In an “investigative sweep” announced Friday, California Attorney General Rob Bonta has sent letters to app operators that allegedly fail to allow consumers to opt out of sharing their data.
“This year’s sweep focuses on popular apps in the retail, travel, and food service industries that allegedly fail to comply with consumer opt-out requests or do not offer any mechanism for consumers who want to stop the sale of their data,” Bonta's office stated Friday.
Bonta added that the focus on mobile apps is due to “the wide array of sensitive information that these apps can access from our phones and other mobile devices.”
The investigative initiative also targeted businesses that didn't process requests consumers made through an authorized agent.
“Businesses must honor Californians’ right to opt out and delete personal information, including when those requests are made through an authorized agent,” Bonta stated Friday.

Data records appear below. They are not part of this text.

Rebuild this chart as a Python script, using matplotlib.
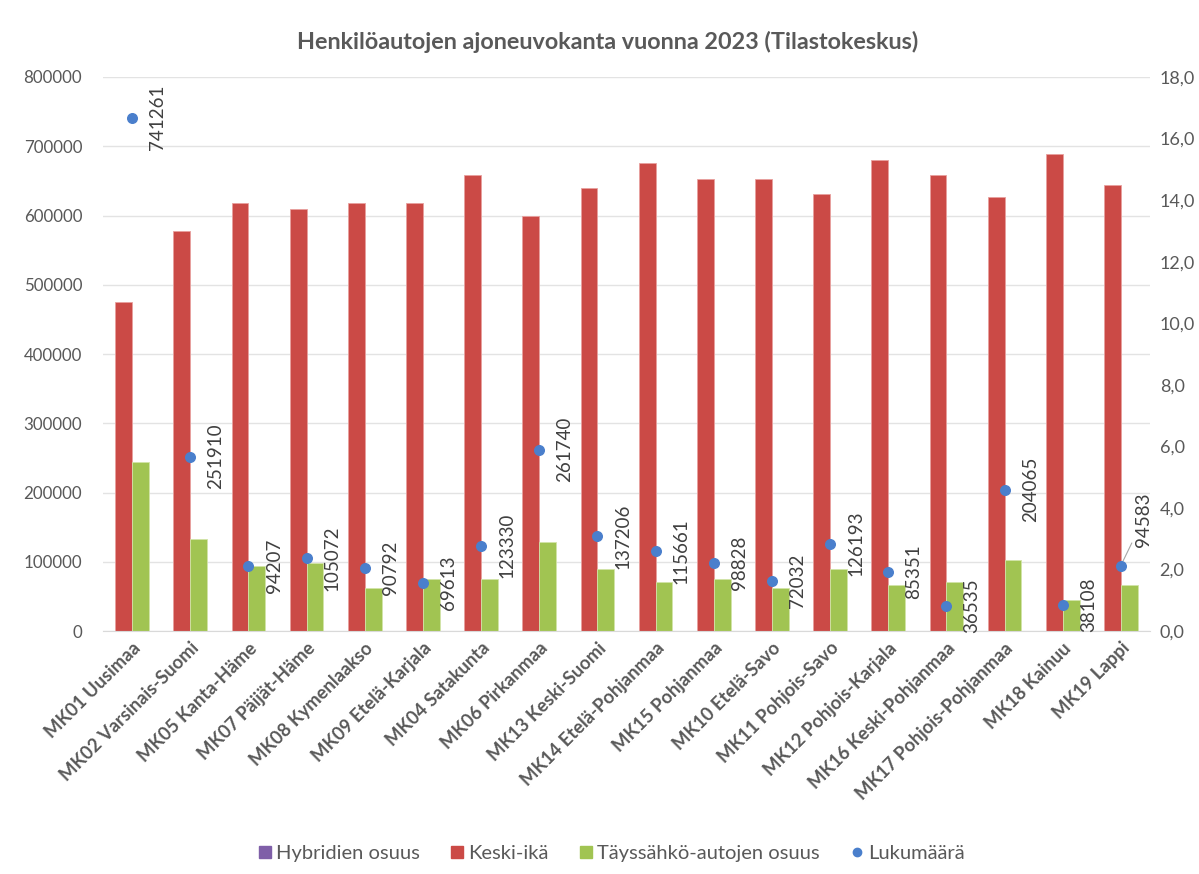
import matplotlib
matplotlib.use("Agg")
import matplotlib.pyplot as plt
from matplotlib.lines import Line2D
from matplotlib.ticker import FuncFormatter
import numpy as np

categories = ["MK01 Uusimaa", "MK02 Varsinais-Suomi", "MK05 Kanta-Häme", "MK07 Päijät-Häme",
              "MK08 Kymenlaakso", "MK09 Etelä-Karjala", "MK04 Satakunta", "MK06 Pirkanmaa",
              "MK13 Keski-Suomi", "MK14 Etelä-Pohjanmaa", "MK15 Pohjanmaa", "MK10 Etelä-Savo",
              "MK11 Pohjois-Savo", "MK12 Pohjois-Karjala", "MK16 Keski-Pohjanmaa",
              "MK17 Pohjois-Pohjanmaa", "MK18 Kainuu", "MK19 Lappi"]
keski_ika = [10.7, 13.0, 13.9, 13.7, 13.9, 13.9, 14.8, 13.5, 14.4, 15.2, 14.7, 14.7,
             14.2, 15.3, 14.8, 14.1, 15.5, 14.5]
tayssahko = [5.5, 3.0, 2.1, 2.2, 1.4, 1.7, 1.7, 2.9, 2.0, 1.6, 1.7, 1.4, 2.0, 1.5, 1.6, 2.3, 1.0, 1.5]
lukumaara = [741261, 251910, 94207, 105072, 90792, 69613, 123330, 261740, 137206, 115661,
             98828, 72032, 126193, 85351, 36535, 204065, 38108, 94583]
left_ticks = [0, 100000, 200000, 300000, 400000, 500000, 600000, 700000, 800000]
right_ticks = [0, 2, 4, 6, 8, 10, 12, 14, 16, 18]
title = "Henkilöautojen ajoneuvokanta vuonna 2023 (Tilastokeskus)"

RED = "#CB4A46"
GREEN = "#A1C452"
BLUE = "#4A7FCC"
PURPLE = "#7F5FA8"
GRAY = "#595959"
FONT = "Lato"
plt.rcParams['font.family'] = [FONT, 'DejaVu Sans']

fig = plt.figure(figsize=(11.99, 8.74), dpi=100)
ax = fig.add_axes([0.0859, 0.278, 0.9591 - 0.0859, 0.9119 - 0.278])
ax2 = ax.twinx()
x = np.arange(len(categories))
bw = 0.29
ax.bar(x - bw / 2, keski_ika, bw, color=RED, edgecolor="#E8A09E", linewidth=0.6, zorder=2)
ax.bar(x + bw / 2, tayssahko, bw, color=GREEN, edgecolor="#D2E4A8", linewidth=0.6, zorder=2)
ax.set_ylim(0, 18)
ax.set_xlim(-0.5, len(categories) - 0.5)
ax.yaxis.tick_right()
ax.set_yticks(right_ticks)
ax.yaxis.set_major_formatter(FuncFormatter(lambda v, p: f"{v:.1f}".replace(".", ",")))
ax.tick_params(axis='y', length=0, pad=7, labelsize=13, labelcolor=GRAY)
ax.set_xticks(x)
ax.set_xticklabels(categories, rotation=45, ha='right', va='top', rotation_mode='anchor',
                   fontsize=13.2, fontweight='bold', color=GRAY)
ax.tick_params(axis='x', length=0, pad=6)
for s in ['top', 'left', 'right']:
    ax.spines[s].set_visible(False)
ax.spines['bottom'].set_color("#D9D9D9")

ax2.set_ylim(0, 800000)
ax2.yaxis.tick_left()
ax2.set_yticks(left_ticks)
ax2.yaxis.set_major_formatter(FuncFormatter(lambda v, p: f"{int(v)}"))
ax2.tick_params(axis='y', length=0, pad=15, labelsize=12.2, labelcolor=GRAY)
for s in ['top', 'left', 'right', 'bottom']:
    ax2.spines[s].set_visible(False)
for t in left_ticks:
    ax.axhline(t / 800000 * 18, color="#E3E3E3", linewidth=1, zorder=0)
ax2.scatter(x, lukumaara, s=48, color=BLUE, zorder=5)
for i, v in enumerate(lukumaara):
    if i == len(lukumaara) - 1:
        ax2.annotate(str(v), (x[i], v), xytext=(16, 33), textcoords='offset points',
                     rotation=90, ha='center', va='center', fontsize=13.5, color="#404040",
                     arrowprops=dict(arrowstyle='-', color="#A6A6A6", lw=0.8, shrinkA=0, shrinkB=2))
    else:
        ax2.annotate(str(v), (x[i], v), xytext=(18.5, 0), textcoords='offset points',
                     rotation=90, ha='center', va='center', fontsize=13.5, color="#404040",
                     annotation_clip=False)

fig.text(0.507, 1 - 42 / 874, title, ha='center', va='center', fontsize=16.8,
         fontweight='bold', color=GRAY)

handles = [Line2D([], [], marker='s', linestyle='None', color=PURPLE, markersize=8),
           Line2D([], [], marker='s', linestyle='None', color=RED, markersize=8),
           Line2D([], [], marker='s', linestyle='None', color=GREEN, markersize=8),
           Line2D([], [], marker='o', linestyle='None', color=BLUE, markersize=6)]
labels = ["Hybridien osuus", "Keski-ikä", "Täyssähkö-autojen osuus", "Lukumäärä"]
fig.legend(handles, labels, loc='center', bbox_to_anchor=(0.51, 1 - 853 / 874), ncol=4,
           frameon=False, fontsize=14.5, labelcolor=GRAY, handlelength=0.7, handletextpad=0.2,
           columnspacing=1.5)

fig.savefig("out.png", dpi=100)
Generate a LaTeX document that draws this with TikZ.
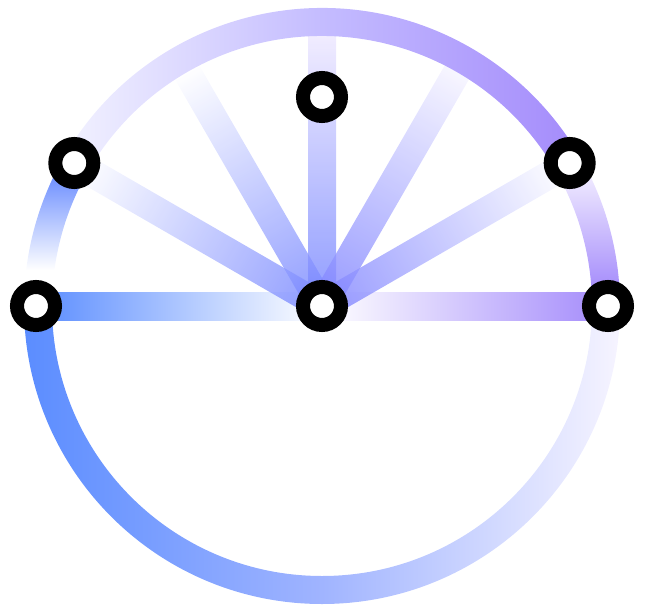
\documentclass[tikz,border=0pt]{standalone}
\definecolor{cblue}{HTML}{5B8DFF}
\definecolor{cbluemid}{HTML}{A0B4FF}
\definecolor{cpale}{HTML}{F6F4FF}
\definecolor{cpurple}{HTML}{A48BFB}
\definecolor{ctopmid}{HTML}{C4BCFF}
\definecolor{ctopleft}{HTML}{F2F2FF}
\definecolor{cspoke}{HTML}{7383FF}
\definecolor{cspokeB}{HTML}{7C80FF}
\definecolor{clav}{HTML}{EEE8FF}
\definecolor{cleftarc}{HTML}{5F84FF}
\pgfdeclareverticalshading{leftarcshade}{100bp}{color(0bp)=(white); color(37bp)=(white); color(72bp)=(cleftarc); color(100bp)=(cleftarc)}
\pgfdeclareverticalshading{rightarcshade}{100bp}{color(0bp)=(cpurple); color(30bp)=(cpurple); color(68bp)=(clav); color(100bp)=(clav)}
\begin{document}
\begin{tikzpicture}[x=1pt,y=1pt,
  ring/.style={circle, draw=black, line width=14pt, fill=white, minimum size=38pt, inner sep=0pt},
  spokeshade/.style={fill opacity=0.8}]
\useasboundingbox (-322,-299) rectangle (325,306);
\def\ro{298}
\def\ri{270}
\def\hw{14}
% horizontal spokes
\shade[left color=cblue, right color=white] (-286,-\hw) rectangle (0,\hw);
\shade[left color=white, right color=cpurple] (0,-\hw) rectangle (286,\hw);
% slanted spokes
\foreach \a/\c/\e/\len in {150/cspoke/white/280, 120/cspoke/white/272, 90/cspoke/clav/272, 60/cspokeB/cpale/272, 30/cspokeB/white/280}{
  \begin{scope}[transform canvas={rotate=\a}]
    \shade[spokeshade, left color=\c, right color=\e] (0,-\hw) rectangle (\len,\hw);
  \end{scope}
}
% arcs
\shade[left color=cblue, right color=cpale, middle color=cbluemid]
  (180:\ro) arc[start angle=180, end angle=360, radius=\ro] -- (0:\ri)
  arc[start angle=360, end angle=180, radius=\ri] -- cycle;
\shade[left color=ctopleft, right color=cpurple, middle color=ctopmid]
  (150:\ro) arc[start angle=150, end angle=30, radius=\ro] -- (30:\ri)
  arc[start angle=30, end angle=150, radius=\ri] -- cycle;
\shade[shading=leftarcshade]
  (180:\ro) arc[start angle=180, end angle=150, radius=\ro] -- (150:\ri)
  arc[start angle=150, end angle=180, radius=\ri] -- cycle;
\shade[shading=rightarcshade]
  (0:\ro) arc[start angle=0, end angle=30, radius=\ro] -- (30:\ri)
  arc[start angle=30, end angle=0, radius=\ri] -- cycle;
% nodes
\node[ring] (c) at (0,0) {};
\node[ring] (l) at (-286,0) {};
\node[ring] (r) at (286,0) {};
\node[ring] (tl) at (150:286) {};
\node[ring] (tr) at (30:286) {};
\node[ring] (t) at (0,209) {};
\end{tikzpicture}
\end{document}
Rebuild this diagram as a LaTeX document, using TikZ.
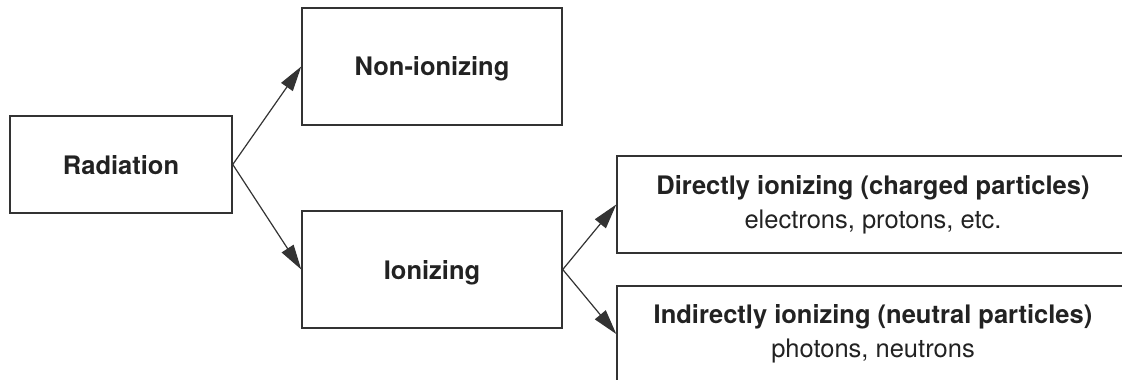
\documentclass[tikz,border=0pt]{standalone}
\usepackage{fontspec}
\setmainfont{TeX Gyre Heros}
\usetikzlibrary{arrows.meta}
\definecolor{ink}{HTML}{222222}
\definecolor{edge}{HTML}{333333}
\begin{document}
\begin{tikzpicture}[x=1pt,y=-1pt,
  box/.style={draw=edge, line width=1.5pt, rectangle, inner sep=0pt, text=ink,
    font=\fontsize{25.5}{34}\selectfont, align=center},
  single/.style={box, text depth=0pt},
  conn/.style={draw=edge, line width=1.2pt, -{Triangle[length=25pt,width=14pt]}}]
\useasboundingbox (0,0) rectangle (1122,380);
\clip (0,0) rectangle (1122,380);
\node[single, minimum width=222pt, minimum height=97pt] (rad) at (121,164.5) {\bfseries Radiation};
\node[single, minimum width=260pt, minimum height=117pt] (non) at (432,66.5) {\bfseries Non-ionizing};
\node[single, minimum width=260pt, minimum height=117pt] (ion) at (432,269.5) {\bfseries Ionizing};
\node[box, minimum width=512pt, minimum height=97pt] (dir) at (873,204.5) {\bfseries Directly ionizing (charged particles)\\electrons, protons, etc.};
\node[box, minimum width=512pt, minimum height=96pt] (ind) at (873,334) {\bfseries Indirectly ionizing (neutral particles)\\photons, neutrons};
\draw[conn] (rad.east) -- (non.west);
\draw[conn] (rad.east) -- (ion.west);
\draw[conn] (ion.east) -- (dir.west);
\draw[conn] (ion.east) -- (ind.west);
\end{tikzpicture}
\end{document}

The California Consumer Privacy Act, which was passed in 2018 and later refined by the Consumer Privacy Rights Act, give consumers the right to tell companies not to share or sell their information for a host of purposes, including online behavioral advertising.
Regulations issued by former Attorney General Xavier Becerra require companies to honor global do-not-sell requests, as opposed to requiring individual site-by-site opt-outs. Last year, Bonta specifically directed companies to honor requests sent through the “Global Privacy Control" -- a tool developed by privacy advocates that enables web users to opt out of the sale of their information on a universal basis.